Well, that's the October school holidays at a close and maybe now I'll get the chance to go back into the darkroom after a fortnight of mainly family-focused activities. Although I just haven't had time to do any printing, I've still been taking a camera with me when I'm out and about - and it's been film all the way.

I'm getting used to the idea of leaving my DSLR at home but even better is the fact that the need for digital's instant gratification, by way of uploading images at the end of the day, is diminishing. The ability to see almost at once the fruits of my photography is probably the biggest lure of digital. But I'm finding it easier and easier to just accept that the "images" (we never used to call them that in the film days) will remain safe and sound on a roll of film until I get round to developing them.

Going back to film is also, as expected, causing a major change in the way I tackle a scene. On Saturday, for instance, while Cath and Freya were doing a bit of shopping, I drove along to a waterfront location with the Rollei SL66E and the 40mm, 80mm, 150mm and 250mm lenses I have for it. I had a particular shot in mind that would need the Distagon wide angle (equivalent to around a 24mm focal length in 35mm or full frame terms) so slotted the lens onto the SL66E and mounted it on a tripod.

It was a short walk to the site I had in mind. Once there, the tripod was set up, the lens focused and then I waved my exposure meter around for a wee while to decide on the exposure. I plumped for an exposure for the main subject and then found out where the sky would fall using the zone system. I reckoned the qualities of the two bath developer would do a good job of keeping the highlights printable and took just one exposure.
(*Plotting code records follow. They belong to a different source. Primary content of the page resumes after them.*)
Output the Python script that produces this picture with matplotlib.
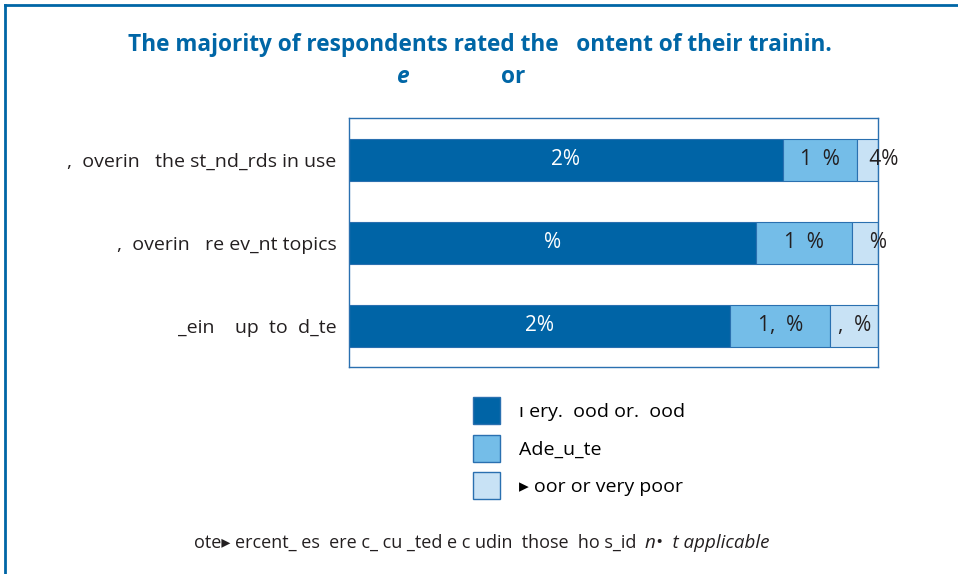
import numpy as np
import matplotlib.pyplot as plt
from matplotlib.patches import Patch
from matplotlib.lines import Line2D

# data
categories = [",  overin   the st_nd_rds in use",
              ",  overin   re ev_nt topics",
              "_ein    up  to  d_te"]
series_names = ["ı ery.  ood or.  ood", "Ade_u_te", "▸ oor or very poor"]
very_good = [82, 77, 72]
adequate = [14, 18, 19]
poor = [4, 5, 9]
# value labels as they appear in the reference
lab_very_good = ["2%", "%", "2%"]
lab_adequate = ["1  %", "1  %", "1,  %"]
lab_poor = ["      4%", "     %", ",  %"]

colors = ["#0064a6", "#74bde8", "#c8e2f5"]
edge = "#2a70b0"
blue = "#0066a6"
dark = "#231f20"
fonts = ["Open Sans", "DejaVu Sans"]

fig = plt.figure(figsize=(9.58, 5.74), dpi=100)
ax = fig.add_axes([349 / 958, 1 - 367 / 574, 529 / 958, 249 / 574])

y = np.arange(len(categories))
left = np.zeros(len(categories))
series = [very_good, adequate, poor]
labels = [lab_very_good, lab_adequate, lab_poor]
txt_colors = ["white", dark, dark]
for vals, col, labs, tc in zip(series, colors, labels, txt_colors):
    bars = ax.barh(y, vals, left=left, height=0.506, color=col,
                   edgecolor=edge, linewidth=0.8)
    for b, s in zip(bars, labs):
        ax.text(b.get_x() + b.get_width() / 2, b.get_y() + b.get_height() / 2,
                s, ha="center", va="center", color=tc, fontsize=15,
                family=fonts)
    left += np.array(vals)

ax.set_xlim(0, 100)
ax.set_ylim(2.494, -0.506)
ax.set_xticks([])
ax.set_yticks(y)
ax.set_yticklabels(categories, fontsize=14, family=fonts, color=dark)
ax.tick_params(axis="y", length=0, pad=9)
for sp in ax.spines.values():
    sp.set_color(edge)
    sp.set_linewidth(1.0)

# title
fig.text(480 / 958, 1 - 45 / 574, "The majority of respondents rated the   ontent of their trainin.",
         ha="center", va="center", fontsize=16.3, fontweight="bold", color=blue,
         family=fonts)
fig.text(403 / 958, 1 - 77 / 574, "e", ha="center", va="center", fontsize=16.3,
         fontweight="bold", style="italic", color=blue, family=fonts)
fig.text(513 / 958, 1 - 77 / 574, "or", ha="center", va="center", fontsize=16.3,
         fontweight="bold", color=blue, family=fonts)

# legend
handles = [Patch(facecolor=c, edgecolor=edge, linewidth=1.0) for c in colors]
fig.legend(handles, series_names, loc="upper left",
           bbox_to_anchor=(473 / 958, 1 - 397 / 574), frameon=False,
           borderaxespad=0, borderpad=0, handlelength=1.39, handleheight=1.76,
           labelspacing=0.54, handletextpad=1.0,
           prop={"family": fonts, "size": 14})

# footnote
fig.text(641 / 958, 1 - 543 / 574,
         "ote▸ ercent_ es  ere c_ cu _ted e c udin  those  ho s_id ",
         ha="right", va="center", fontsize=13, color=dark, family=fonts)
fig.text(645 / 958, 1 - 543 / 574, "n•  t applicable", ha="left", va="center",
         fontsize=13.5, style="italic", color=dark, family=fonts)

# frame lines around the panel
fig.add_artist(Line2D([5 / 958, 1], [1 - 5 / 574, 1 - 5 / 574], color=blue,
                      linewidth=2, transform=fig.transFigure))
fig.add_artist(Line2D([5 / 958, 5 / 958], [0, 1 - 5 / 574], color=blue,
                      linewidth=2, transform=fig.transFigure))

fig.savefig("out.png", dpi=100)
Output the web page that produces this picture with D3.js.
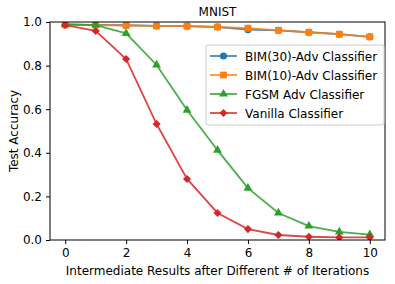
<!DOCTYPE html>
<html>
<head>
<meta charset="utf-8">
<script src="https://cdn.jsdelivr.net/npm/d3@7"></script>
<style>
  body { margin: 0; background: #fff; }
  text { font-family: "DejaVu Sans", sans-serif; }
</style>
</head>
<body>
<svg id="chart_1" width="395" height="284"></svg>
<script>
  // data
  var iterations = [0, 1, 2, 3, 4, 5, 6, 7, 8, 9, 10];
  var bim30 = [0.988, 0.987, 0.985, 0.982, 0.981, 0.977, 0.965, 0.962, 0.953, 0.944, 0.932];
  var bim10 = [0.986, 0.986, 0.984, 0.982, 0.981, 0.977, 0.972, 0.962, 0.953, 0.944, 0.932];
  var fgsm = [0.99, 0.986, 0.948, 0.803, 0.596, 0.412, 0.238, 0.124, 0.064, 0.037, 0.025];
  var vanilla = [0.986, 0.959, 0.83, 0.532, 0.28, 0.124, 0.05, 0.023, 0.015, 0.012, 0.012];
  var xTicks = [0, 2, 4, 6, 8, 10];
  var yTicks = [0, 0.2, 0.4, 0.6, 0.8, 1.0];

  // rot = extra rotation so the square becomes matplotlib's "D" marker
  var series = [
    {name: "BIM(30)-Adv Classifier", values: bim30, color: "#1f77b4", symbol: d3.symbolCircle, size: 40, rot: 0},
    {name: "BIM(10)-Adv Classifier", values: bim10, color: "#ff7f0e", symbol: d3.symbolSquare, size: 46, rot: 0},
    {name: "FGSM Adv Classifier", values: fgsm, color: "#2ca02c", symbol: d3.symbolTriangle, size: 34, rot: 0},
    {name: "Vanilla Classifier", values: vanilla, color: "#d62728", symbol: d3.symbolSquare, size: 33, rot: 45}
  ];

  var margin = {top: 22, right: 10, bottom: 44, left: 50};
  var svg = d3.select("#chart_1");
  var width = 395 - margin.left - margin.right;
  var height = 284 - margin.top - margin.bottom;

  var g = svg.append("g")
    .attr("transform", "translate(" + margin.left + "," + margin.top + ")");

  var x = d3.scaleLinear().domain([-0.5, 10.5]).range([0, width]);
  var y = d3.scaleLinear().domain([0, 1]).range([height, 0]);

  g.append("defs").append("clipPath").attr("id", "plot_clip")
    .append("rect").attr("width", width).attr("height", height);

  var plot = g.append("g").attr("clip-path", "url(#plot_clip)");

  series.forEach(function(s) {
    var pts = iterations.map(function(it, i) { return [it, s.values[i]]; });
    plot.append("path")
      .datum(pts)
      .attr("fill", "none")
      .attr("stroke", s.color)
      .attr("stroke-width", 1.8)
      .attr("stroke-opacity", 0.85)
      .attr("d", d3.line()
        .x(function(d) { return x(d[0]); })
        .y(function(d) { return y(d[1]); }));
    plot.selectAll(null)
      .data(pts)
      .enter().append("path")
      .attr("fill", s.color)
      .attr("transform", function(d) { return "translate(" + x(d[0]) + "," + y(d[1]) + ") rotate(" + s.rot + ")"; })
      .attr("d", d3.symbol().type(s.symbol).size(s.size));
  });

  // axes
  var xAxis = g.append("g")
    .attr("transform", "translate(0," + height + ")")
    .call(d3.axisBottom(x).tickValues(xTicks).tickSize(4).tickPadding(4));
  var yAxis = g.append("g")
    .call(d3.axisLeft(y).tickValues(yTicks).tickFormat(d3.format(".1f")).tickSize(4).tickPadding(4));

  [xAxis, yAxis].forEach(function(a) {
    a.select(".domain").remove();
    a.selectAll("text").attr("font-size", 12).attr("font-family", "DejaVu Sans").attr("fill", "#000");
    a.selectAll("line").attr("stroke", "#000").attr("stroke-width", 1);
  });

  // frame
  g.append("rect")
    .attr("width", width).attr("height", height)
    .attr("fill", "none").attr("stroke", "#000").attr("stroke-width", 1);

  // title and labels
  g.append("text")
    .attr("x", width / 2).attr("y", -6)
    .attr("text-anchor", "middle").attr("font-size", 12)
    .text("MNIST");

  g.append("text")
    .attr("x", width / 2).attr("y", height + 35)
    .attr("text-anchor", "middle").attr("font-size", 12)
    .text("Intermediate Results after Different # of Iterations");

  g.append("text")
    .attr("transform", "translate(" + (-32) + "," + (height / 2) + ") rotate(-90)")
    .attr("text-anchor", "middle").attr("font-size", 12)
    .text("Test Accuracy");

  // legend
  var legend = g.append("g").attr("transform", "translate(" + (206 - margin.left) + "," + (45 - margin.top) + ")");
  legend.append("rect")
    .attr("width", 178).attr("height", 80).attr("rx", 2)
    .attr("fill", "#fff").attr("fill-opacity", 0.8)
    .attr("stroke", "#ccc").attr("stroke-width", 1);

  series.forEach(function(s, i) {
    var row = legend.append("g").attr("transform", "translate(0," + (11 + i * 19) + ")");
    row.append("line")
      .attr("x1", 4).attr("x2", 31)
      .attr("stroke", s.color).attr("stroke-width", 1.8).attr("stroke-opacity", 0.85);
    row.append("path")
      .attr("fill", s.color)
      .attr("transform", "translate(17.5,0) rotate(" + s.rot + ")")
      .attr("d", d3.symbol().type(s.symbol).size(s.size));
    row.append("text")
      .attr("x", 39).attr("y", 4.5)
      .attr("font-size", 12)
      .text(s.name);
  });
</script>
</body>
</html>
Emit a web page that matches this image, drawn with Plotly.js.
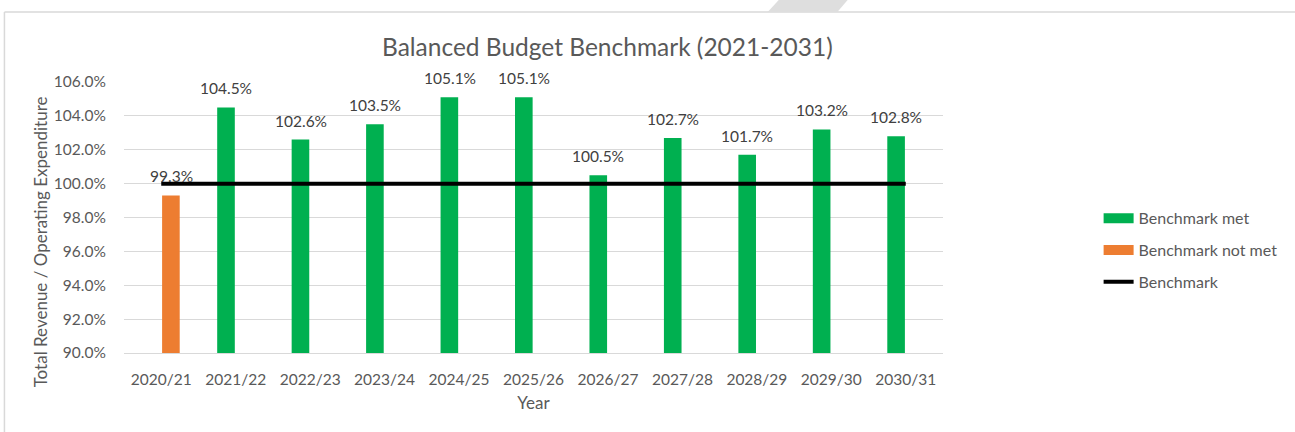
<!DOCTYPE html>
<html>
<head>
<meta charset="utf-8">
<script src="https://cdn.plot.ly/plotly-3.0.1.min.js"></script>
<style>
  body { margin: 0; background: #fff; }
  #chart { width: 1295px; height: 432px; }
</style>
</head>
<body>
<div id="chart"></div>
<script>
// chart values
const years = ['2020/21', '2021/22', '2022/23', '2023/24', '2024/25', '2025/26',
  '2026/27', '2027/28', '2028/29', '2029/30', '2030/31'];
const benchmarkMet = [0, 1.045, 1.026, 1.035, 1.051, 1.051, 1.005, 1.027, 1.017, 1.032, 1.028];
const benchmarkNotMet = [0.993, 0, 0, 0, 0, 0, 0, 0, 0, 0, 0];
const benchmark = [1, 1, 1, 1, 1, 1, 1, 1, 1, 1, 1];

const fontFam = 'Lato, "Open Sans", sans-serif';
const grey = '#595959';
const green = '#00B050';
const orange = '#ED7D31';

// data labels sit above each bar, shifted onto the bar's slot in the group
const labels = [];
function addLabels(values, shift) {
  values.forEach((v, i) => {
    if (!v) return;
    labels.push({
      x: years[i],
      y: v,
      xref: 'x',
      yref: 'y',
      text: `${(v * 100).toFixed(1)}%`,
      showarrow: false,
      yanchor: 'bottom',
      xshift: shift,
      yshift: 8,
      font: { family: fontFam, size: 15.5, color: '#404040' },
    });
  });
}
addLabels(benchmarkMet, -9.5);
addLabels(benchmarkNotMet, 10.5);

// y axis title as an annotation so it can sit where Excel put it
labels.push({
  xref: 'paper',
  yref: 'paper',
  x: -0.102,
  y: 0.41,
  xanchor: 'center',
  text: 'Total Revenue / Operating Expenditure',
  textangle: -90,
  showarrow: false,
  font: { family: fontFam, size: 17, color: grey },
});

const traces = [
  {
    x: years,
    y: benchmarkMet,
    name: 'Benchmark met',
    type: 'bar',
    showlegend: false,
    marker: { color: green },
  },
  {
    x: years,
    y: benchmarkNotMet,
    name: 'Benchmark not met',
    type: 'bar',
    showlegend: false,
    marker: { color: orange },
  },
  {
    x: years,
    y: benchmark,
    name: 'Benchmark',
    type: 'scatter',
    mode: 'lines',
    showlegend: false,
    line: { color: '#000000', width: 4 },
  },
  // legend-only entries, so the swatches are wide like Excel's
  {
    x: [null], y: [null], name: 'Benchmark met', type: 'scatter', mode: 'lines',
    legendgroup: 'a', line: { color: green, width: 11 },
  },
  {
    x: [null], y: [null], name: 'Benchmark not met', type: 'scatter', mode: 'lines',
    legendgroup: 'b', line: { color: orange, width: 11 },
  },
  {
    x: [null], y: [null], name: 'Benchmark', type: 'scatter', mode: 'lines',
    legendgroup: 'c', line: { color: '#000000', width: 4 },
  },
];

const layout = {
  width: 1295,
  height: 432,
  paper_bgcolor: '#ffffff',
  plot_bgcolor: '#ffffff',
  font: { family: fontFam, color: grey, size: 15 },
  margin: { l: 124, r: 349, t: 82, b: 79 },
  title: {
    text: 'Balanced Budget Benchmark (2021-2031)',
    font: { family: fontFam, size: 24.5, color: grey },
    x: 0.469,
    xanchor: 'center',
    y: 0.891,
    yanchor: 'middle',
  },
  barmode: 'group',
  bargap: 0.48,
  bargroupgap: 0.09,
  xaxis: {
    type: 'category',
    title: { text: 'Year', font: { size: 17, color: grey }, standoff: 10 },
    tickfont: { size: 15.5, color: grey },
    showline: true,
    linecolor: '#d9d9d9',
    linewidth: 1,
    ticks: 'outside',
    ticklen: 12,
    tickcolor: 'rgba(0,0,0,0)',
    automargin: false,
  },
  yaxis: {
    range: [0.9, 1.06],
    dtick: 0.02,
    tickformat: '.1%',
    tickfont: { size: 15.5, color: grey },
    gridcolor: '#d9d9d9',
    gridwidth: 1,
    zeroline: false,
    ticks: 'outside',
    ticklen: 14,
    tickcolor: 'rgba(0,0,0,0)',
    automargin: false,
  },
  showlegend: true,
  legend: {
    x: 1.19,
    xanchor: 'left',
    y: 0.56,
    yanchor: 'top',
    traceorder: 'grouped',
    tracegroupgap: 8,
    font: { size: 16, color: grey },
    bgcolor: 'rgba(0,0,0,0)',
  },
  annotations: labels,
  shapes: [
    // frame round the chart
    {
      type: 'line', xref: 'paper', yref: 'paper',
      x0: -0.146, x1: 1.43, y0: 1.258, y1: 1.258,
      line: { color: '#d9d9d9', width: 1.5 },
    },
    {
      type: 'line', xref: 'paper', yref: 'paper',
      x0: -0.146, x1: -0.146, y0: 1.258, y1: -0.3,
      line: { color: '#d9d9d9', width: 1.5 },
    },
    // grey tab at the top of the page
    {
      type: 'path', xref: 'paper', yref: 'paper',
      path: 'M 0.8017,1.31 L 0.8856,1.31 L 0.871,1.258 L 0.786,1.258 Z',
      fillcolor: '#dedede',
      line: { width: 0 },
    },
  ],
};

Plotly.newPlot('chart', traces, layout, { displayModeBar: false, staticPlot: true });
</script>
</body>
</html>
I reframed for a different background and took another exposure. Another shot suggested itself that would need the 250mm Sonnar so it was back to the car for a quick lens switch. The meter waving ritual began again and I took just one more exposure with the long tele lens.

That was it then. Three exposures on Adox 50 CHS Art film. If I'd had the DSLR, I would probably have taken about 25 or 30 or maybe even more. The big difference is that with the Adox shots I'll have three negatives that I can take into the darkroom to print as opposed to a lot of digital files that are often so little different from each other that it's hard deciding which is the best file. As a result, I would normally keep them all on the hard drive and never get around to printing any of them.

1 comment :

Anonymous said...

you are entering the zen side... your blog is a great read, can't wait to see your prints.